Another Word For It Patrick Durusau on Topic Maps and Semantic Diversity

September 12, 2011

SAGA: A DSL for Story Management

Filed under: DSL,TMDM,TMRM,Topic Maps,Vocabularies — Patrick Durusau @ 8:29 pm

SAGA: A DSL for Story Management by Lucas Beyak and Jacques Carette (McMaster University).

Abstract:

Video game development is currently a very labour-intensive endeavour. Furthermore it involves multi-disciplinary teams of artistic content creators and programmers, whose typical working patterns are not easily meshed. SAGA is our first effort at augmenting the productivity of such teams.

Already convinced of the benefits of DSLs, we set out to analyze the domains present in games in order to find out which would be most amenable to the DSL approach. Based on previous work, we thus sought those sub-parts that already had a partially established vocabulary and at the same time could be well modeled using classical computer science structures. We settled on the ‘story’ aspect of video games as the best candidate domain, which can be modeled using state transition systems.
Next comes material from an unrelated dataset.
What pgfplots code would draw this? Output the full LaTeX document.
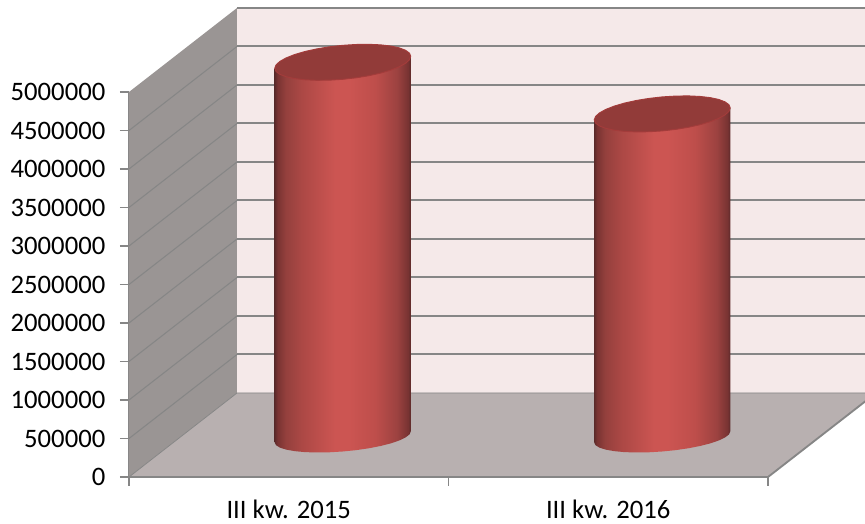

As we are working with a specific company as the ultimate customer for this work, an additional requirement was that our DSL should produce code that can be used within a pre-existing framework. We developed a full system (SAGA) comprised of a parser for a human-friendly language for ‘story events’, an internal representation of design patterns for implementing object-oriented state-transitions systems, an instantiator for these patterns for a specific ‘story’, and three renderers (for C++, C# and Java) for the instantiated abstract code.

I mention this only in part because of Jack Park’s long standing interest in narrative structures.

The other reason I mention this article is it is a model for how to transition between vocabularies in a useful way.

Transitioning between vocabularies is as nearly a constant theme in computer science as data storage. Not to mention that disciplines, domains, professions, etc., have been transitioning between vocabularies for thousands of years. Some more slowly than other, some terms in legal vocabularies date back centuries.

We need vocabularies and data structures, but with the realization that none of them are final. If you want blind interchangea of topic maps I would strongly suggest that you use one of the standard syntaxes.

But with the realization that you will encounter data that isn’t in a standard topic map syntax. What subjects are represented there? How would you tell others about them? And those vocabularies are going to change over time, just as there were vocabularies before RDF and topic maps.

If you ask an honest MDM advocate, they will tell you that the current MDM effort is not really all that different from MDM in the ’90’s. And MDM may be what you need, depends on your requirements. (Sorry, master data management = MDM.)

The point being that there isn’t any place where a particular vocabulary or “solution” is going to freeze the creativity of users and even programmers, to say nothing of the rest of humanity. Change is the only constant and those who aren’t prepared to deal with it, will be the worse off for it.